# Requirement
Without the pictures, set down every line of the data exactly.

# Data excerpt

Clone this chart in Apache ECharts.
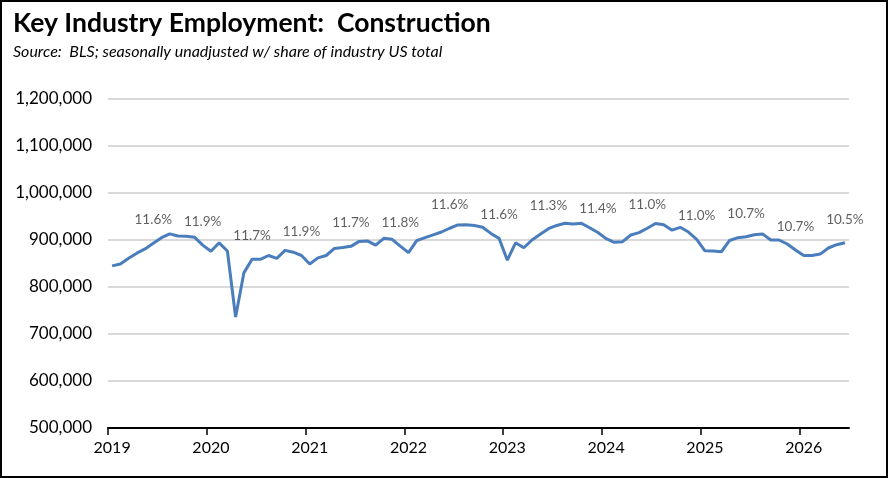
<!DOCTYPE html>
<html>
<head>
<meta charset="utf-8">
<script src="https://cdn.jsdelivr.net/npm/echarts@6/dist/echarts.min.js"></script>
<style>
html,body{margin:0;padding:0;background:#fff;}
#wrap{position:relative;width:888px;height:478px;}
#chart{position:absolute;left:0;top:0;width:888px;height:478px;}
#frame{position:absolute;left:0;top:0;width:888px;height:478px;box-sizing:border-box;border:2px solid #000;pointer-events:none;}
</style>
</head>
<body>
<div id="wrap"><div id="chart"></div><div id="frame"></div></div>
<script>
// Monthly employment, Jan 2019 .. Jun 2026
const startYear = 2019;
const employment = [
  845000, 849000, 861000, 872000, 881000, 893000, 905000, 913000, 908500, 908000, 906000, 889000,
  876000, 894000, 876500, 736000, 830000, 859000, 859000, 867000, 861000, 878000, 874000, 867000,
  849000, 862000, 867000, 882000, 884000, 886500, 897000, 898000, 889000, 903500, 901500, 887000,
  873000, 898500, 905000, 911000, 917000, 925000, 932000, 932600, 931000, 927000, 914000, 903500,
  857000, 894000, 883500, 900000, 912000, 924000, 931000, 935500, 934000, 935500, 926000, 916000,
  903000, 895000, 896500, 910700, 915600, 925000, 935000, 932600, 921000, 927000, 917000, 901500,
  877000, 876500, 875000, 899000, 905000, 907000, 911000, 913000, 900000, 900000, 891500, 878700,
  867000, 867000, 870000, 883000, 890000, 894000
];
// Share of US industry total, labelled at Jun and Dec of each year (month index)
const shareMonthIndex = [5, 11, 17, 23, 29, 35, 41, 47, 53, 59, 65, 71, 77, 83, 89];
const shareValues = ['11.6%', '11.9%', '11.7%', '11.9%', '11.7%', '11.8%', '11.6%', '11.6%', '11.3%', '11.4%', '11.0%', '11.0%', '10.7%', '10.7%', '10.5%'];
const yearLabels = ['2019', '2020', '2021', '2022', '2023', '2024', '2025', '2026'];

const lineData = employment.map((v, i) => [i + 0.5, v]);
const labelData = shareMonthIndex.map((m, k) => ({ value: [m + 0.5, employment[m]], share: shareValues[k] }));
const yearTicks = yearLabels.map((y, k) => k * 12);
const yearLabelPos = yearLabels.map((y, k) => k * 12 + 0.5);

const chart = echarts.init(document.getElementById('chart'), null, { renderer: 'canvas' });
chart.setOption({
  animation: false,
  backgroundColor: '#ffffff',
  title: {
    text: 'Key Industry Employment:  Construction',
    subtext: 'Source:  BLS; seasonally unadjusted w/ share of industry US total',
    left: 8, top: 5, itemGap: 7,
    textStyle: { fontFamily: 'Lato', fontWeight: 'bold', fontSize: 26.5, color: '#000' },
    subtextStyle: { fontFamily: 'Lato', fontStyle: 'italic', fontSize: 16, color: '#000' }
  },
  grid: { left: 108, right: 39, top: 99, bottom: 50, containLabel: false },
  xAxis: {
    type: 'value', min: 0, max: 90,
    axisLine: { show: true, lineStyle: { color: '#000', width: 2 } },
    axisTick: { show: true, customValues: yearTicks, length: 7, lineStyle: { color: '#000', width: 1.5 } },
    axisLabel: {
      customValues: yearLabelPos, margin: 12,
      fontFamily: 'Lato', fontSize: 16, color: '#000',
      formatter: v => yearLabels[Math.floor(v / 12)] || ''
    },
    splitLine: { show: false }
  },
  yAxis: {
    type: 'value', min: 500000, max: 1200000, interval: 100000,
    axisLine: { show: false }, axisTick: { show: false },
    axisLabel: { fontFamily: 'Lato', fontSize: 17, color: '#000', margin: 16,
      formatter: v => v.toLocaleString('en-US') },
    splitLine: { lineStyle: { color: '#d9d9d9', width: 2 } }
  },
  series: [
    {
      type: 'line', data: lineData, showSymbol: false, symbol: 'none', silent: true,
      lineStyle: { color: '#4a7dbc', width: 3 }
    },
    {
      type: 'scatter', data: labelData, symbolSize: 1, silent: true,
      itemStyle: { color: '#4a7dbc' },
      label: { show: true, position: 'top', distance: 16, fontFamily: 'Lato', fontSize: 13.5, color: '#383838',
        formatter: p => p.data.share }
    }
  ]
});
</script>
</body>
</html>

# Response for this exercise
Clone this chart in Apache ECharts.
<!DOCTYPE html>
<html>
<head>
<meta charset="utf-8">
<script src="https://cdn.jsdelivr.net/npm/echarts@6/dist/echarts.min.js"></script>
<style>
html,body{margin:0;padding:0;background:#fff;}
#wrap{position:relative;width:888px;height:478px;}
#chart{position:absolute;left:0;top:0;width:888px;height:478px;}
#frame{position:absolute;left:0;top:0;width:888px;height:478px;box-sizing:border-box;border:2px solid #000;pointer-events:none;}
</style>
</head>
<body>
<div id="wrap"><div id="chart"></div><div id="frame"></div></div>
<script>
// Monthly employment, Jan 2019 .. Jun 2026
const startYear = 2019;
const employment = [
  845000, 849000, 861000, 872000, 881000, 893000, 905000, 913000, 908500, 908000, 906000, 889000,
  876000, 894000, 876500, 736000, 830000, 859000, 859000, 867000, 861000, 878000, 874000, 867000,
  849000, 862000, 867000, 882000, 884000, 886500, 897000, 898000, 889000, 903500, 901500, 887000,
  873000, 898500, 905000, 911000, 917000, 925000, 932000, 932600, 931000, 927000, 914000, 903500,
  857000, 894000, 883500, 900000, 912000, 924000, 931000, 935500, 934000, 935500, 926000, 916000,
  903000, 895000, 896500, 910700, 915600, 925000, 935000, 932600, 921000, 927000, 917000, 901500,
  877000, 876500, 875000, 899000, 905000, 907000, 911000, 913000, 900000, 900000, 891500, 878700,
  867000, 867000, 870000, 883000, 890000, 894000
];
// Share of US industry total, labelled at Jun and Dec of each year (month index)
const shareMonthIndex = [5, 11, 17, 23, 29, 35, 41, 47, 53, 59, 65, 71, 77, 83, 89];
const shareValues = ['11.6%', '11.9%', '11.7%', '11.9%', '11.7%', '11.8%', '11.6%', '11.6%', '11.3%', '11.4%', '11.0%', '11.0%', '10.7%', '10.7%', '10.5%'];
const yearLabels = ['2019', '2020', '2021', '2022', '2023', '2024', '2025', '2026'];

const lineData = employment.map((v, i) => [i + 0.5, v]);
const labelData = shareMonthIndex.map((m, k) => ({ value: [m + 0.5, employment[m]], share: shareValues[k] }));
const yearTicks = yearLabels.map((y, k) => k * 12);
const yearLabelPos = yearLabels.map((y, k) => k * 12 + 0.5);

const chart = echarts.init(document.getElementById('chart'), null, { renderer: 'canvas' });
chart.setOption({
  animation: false,
  backgroundColor: '#ffffff',
  title: {
    text: 'Key Industry Employment:  Construction',
    subtext: 'Source:  BLS; seasonally unadjusted w/ share of industry US total',
    left: 8, top: 5, itemGap: 7,
    textStyle: { fontFamily: 'Lato', fontWeight: 'bold', fontSize: 26.5, color: '#000' },
    subtextStyle: { fontFamily: 'Lato', fontStyle: 'italic', fontSize: 16, color: '#000' }
  },
  grid: { left: 108, right: 39, top: 99, bottom: 50, containLabel: false },
  xAxis: {
    type: 'value', min: 0, max: 90,
    axisLine: { show: true, lineStyle: { color: '#000', width: 2 } },
    axisTick: { show: true, customValues: yearTicks, length: 7, lineStyle: { color: '#000', width: 1.5 } },
    axisLabel: {
      customValues: yearLabelPos, margin: 12,
      fontFamily: 'Lato', fontSize: 16, color: '#000',
      formatter: v => yearLabels[Math.floor(v / 12)] || ''
    },
    splitLine: { show: false }
  },
  yAxis: {
    type: 'value', min: 500000, max: 1200000, interval: 100000,
    axisLine: { show: false }, axisTick: { show: false },
    axisLabel: { fontFamily: 'Lato', fontSize: 17, color: '#000', margin: 16,
      formatter: v => v.toLocaleString('en-US') },
    splitLine: { lineStyle: { color: '#d9d9d9', width: 2 } }
  },
  series: [
    {
      type: 'line', data: lineData, showSymbol: false, symbol: 'none', silent: true,
      lineStyle: { color: '#4a7dbc', width: 3 }
    },
    {
      type: 'scatter', data: labelData, symbolSize: 1, silent: true,
      itemStyle: { color: '#4a7dbc' },
      label: { show: true, position: 'top', distance: 16, fontFamily: 'Lato', fontSize: 13.5, color: '#383838',
        formatter: p => p.data.share }
    }
  ]
});
</script>
</body>
</html>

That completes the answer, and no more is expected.